Despite the disappointing start, Saunders has helped the Wizards make improvements on defense -- they rank ninth in field goal percentage defense after finishing 29th last season -- and with rebounding. But former all-stars Arenas and Butler have both been unable to find comfortable roles within the offense. Butler, who is averaging just 16.6 points and shooting 41.4 percent, recently said he is "still picking and choosing spots, figuring out where I can be aggressive." Arenas has shown glimpses of being the player he once was, but also expressed doubt about deciding when to score and distribute.

"I think it's going to take a little time," Grunfeld said. "Both of those players have shown that they can do it. Obviously, Gil has missed a lot of time and he's feeling his way around, but he's had some real nice games. It's going to take time and a comfort level with everything that we're trying to do."

Abe Pollin's death at age 85 two weeks ago has created a cloudy ownership situation for the Wizards, but Grunfeld said that he isn't under any restrictions to make moves. "Business as usual. The process is still the same as it's always been. If we think it's something that will help us long-term or short-term, we'll talk about it," he said. "The players really tell us what to do by their performances, by their effort and their production."

After losing their past two games to Toronto and Detroit, Saunders put his players through two lengthy and difficult practices, which Jamison described as "going back to the drawing board." Saunders said he has focused on getting his team to purge itself from the past five seasons in the Princeton offense and getting better acclimated to important aspects of his flex offense, such as setting screens.

"For us, it's not a matter of one game, what we do with Boston. It's a matter of what we do here over the next couple of weeks through December and being able to get better in December, closing out December," Saunders said. "After tomorrow [20 games] are pretty much behind us. You are what you are. We've lost some close games that are extremely disappointing, but you can't get them back, so you have to make up for them."

Brendan Haywood said the Wizards' performance this season has been perplexing, regardless of the circumstances. "Are we surprised we're 7-12? Yes. Even with Antawn out, I thought we'd be 12-7, maybe a little better. It comes down to us, man. It's nothing that Flip's doing. It's executing and taking what we do in practice and applying it to game plans correctly."

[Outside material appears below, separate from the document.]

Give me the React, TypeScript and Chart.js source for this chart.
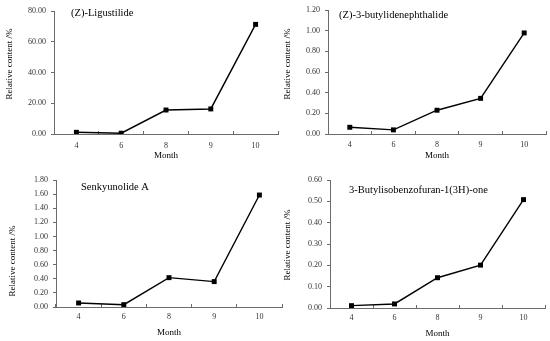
import React, { useEffect, useRef } from 'react';
import { Chart, registerables } from 'chart.js';

Chart.register(...registerables);

// ---- data ----
const months = ['4', '6', '8', '9', '10'];
const ligustilide = [1.1, 0.5, 15.6, 16.3, 71.3];
const butylidenephthalide = [0.065, 0.04, 0.23, 0.345, 0.978];
const senkyunolideA = [0.057, 0.033, 0.416, 0.36, 1.587];
const butylisobenzofuranone = [0.011, 0.019, 0.142, 0.201, 0.508];

const panelTitles = [
  '(Z)-Ligustilide',
  '(Z)-3-butylidenephthalide',
  'Senkyunolide A',
  '3-Butylisobenzofuran-1(3H)-one',
];
const yMaxes = [80, 1.2, 1.8, 0.6];
const ySteps = [20, 0.2, 0.2, 0.1];
const xAxisTitle = 'Month';
const yAxisTitle = 'Relative content /%';

const seriesList = [ligustilide, butylidenephthalide, senkyunolideA, butylisobenzofuranone];

// ---- layout (positions only) ----
const layouts = [
  { x: 0, y: 0, w: 282, h: 170, padTop: 11, yw: 54, xh: 36, xLabPad: 10, xTitlePad: 9, tx: 71, ty: 13, ytx: 10, yty: 64 },
  { x: 275, y: 0, w: 275, h: 170, padTop: 10, yw: 53, xh: 36, xLabPad: 9, xTitlePad: 9, tx: 64, ty: 15, ytx: 13, yty: 64 },
  { x: 0, y: 170, w: 286, h: 171, padTop: 10, yw: 56, xh: 34, xLabPad: 8, xTitlePad: 2.5, tx: 81, ty: 17, ytx: 12.5, yty: 91 },
  { x: 275, y: 170, w: 274, h: 171, padTop: 10, yw: 55, xh: 33, xLabPad: 8.5, xTitlePad: 2, tx: 74, ty: 20, ytx: 13, yty: 75 },
];

const FONT = '"Liberation Serif", "Times New Roman", serif';
const AXIS_COLOR = '#6b6b6b';
const TICK_COLOR = '#333333';

const panelTextPlugin = {
  id: 'panelText',
  afterDraw(chart: any, _args: any, opts: any) {
    const ctx = chart.ctx;
    ctx.save();
    ctx.font = `10.5px ${FONT}`;
    ctx.fillStyle = '#000';
    ctx.textAlign = 'left';
    ctx.textBaseline = 'middle';
    ctx.fillText(opts.title, opts.tx, opts.ty);
    ctx.translate(opts.ytx, opts.yty);
    ctx.rotate(-Math.PI / 2);
    ctx.font = `9px ${FONT}`;
    ctx.textAlign = 'center';
    ctx.fillText(opts.yTitle, 0, 0);
    ctx.restore();
  },
};

function Panel({ idx }: { idx: number }) {
  const ref = useRef<HTMLCanvasElement | null>(null);
  const L = layouts[idx];
  useEffect(() => {
    const chart = new Chart(ref.current as HTMLCanvasElement, {
      type: 'line',
      data: {
        labels: months,
        datasets: [
          {
            data: seriesList[idx],
            borderColor: '#000',
            backgroundColor: '#000',
            borderWidth: 1.4,
            tension: 0,
            pointStyle: 'rect',
            pointRadius: 3.5,
            pointBorderWidth: 0,
            pointBackgroundColor: '#000',
          },
        ],
      },
      options: {
        responsive: false,
        animation: false,
        devicePixelRatio: 1,
        layout: { padding: { top: L.padTop, left: 0, right: 0, bottom: 0 } },
        plugins: {
          legend: { display: false },
          tooltip: { enabled: false },
          panelText: {
            title: panelTitles[idx],
            tx: L.tx,
            ty: L.ty,
            yTitle: yAxisTitle,
            ytx: L.ytx,
            yty: L.yty,
          },
        } as any,
        scales: {
          x: {
            type: 'category',
            offset: true,
            grid: {
              offset: true,
              drawOnChartArea: false,
              drawTicks: true,
              tickLength: -3,
              color: AXIS_COLOR,
            },
            border: { display: true, color: AXIS_COLOR, width: 1 },
            ticks: {
              color: TICK_COLOR,
              font: { family: FONT, size: 8, lineHeight: 1.2 },
              padding: L.xLabPad,
              maxRotation: 0,
            },
            title: {
              display: true,
              text: xAxisTitle,
              color: '#000',
              font: { family: FONT, size: 9, lineHeight: 1.2 },
              padding: { top: 0, bottom: L.xTitlePad },
            },
            afterFit: (s: any) => {
              s.height = L.xh;
            },
          },
          y: {
            min: 0,
            max: yMaxes[idx],
            grid: {
              drawOnChartArea: false,
              drawTicks: true,
              tickLength: 3,
              color: AXIS_COLOR,
            },
            border: { display: true, color: AXIS_COLOR, width: 1 },
            ticks: {
              stepSize: ySteps[idx],
              color: TICK_COLOR,
              font: { family: FONT, size: 8, lineHeight: 1.2 },
              padding: 5,
              callback: (v: any) => Number(v).toFixed(2),
            },
            title: { display: false, text: yAxisTitle },
            afterFit: (s: any) => {
              s.width = L.yw;
            },
          },
        },
      },
      plugins: [panelTextPlugin],
    });
    return () => chart.destroy();
  }, []);
  return (
    <canvas
      ref={ref}
      width={L.w}
      height={L.h}
      style={{ position: 'absolute', left: L.x, top: L.y, width: L.w, height: L.h }}
    />
  );
}

export default function App() {
  return (
    <div
      style={{
        position: 'fixed',
        left: 0,
        top: 0,
        width: 550,
        height: 341,
        background: '#fff',
        overflow: 'hidden',
      }}
    >
      {[0, 1, 2, 3].map((i) => (
        <Panel key={i} idx={i} />
      ))}
    </div>
  );
}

Saunders said he thought that the Wizards "are beaten up a little bit" from winning just 19 games last season, with Arenas and Haywood sidelined with injuries most of the year. He is trying to help the team break some bad habits. "I looked at the games last year, and in a lot of games, they were inventing ways to lose at times, too. So I'm not totally surprised, no," he said. "But it's one of those things we have to overcome in order to get better and better."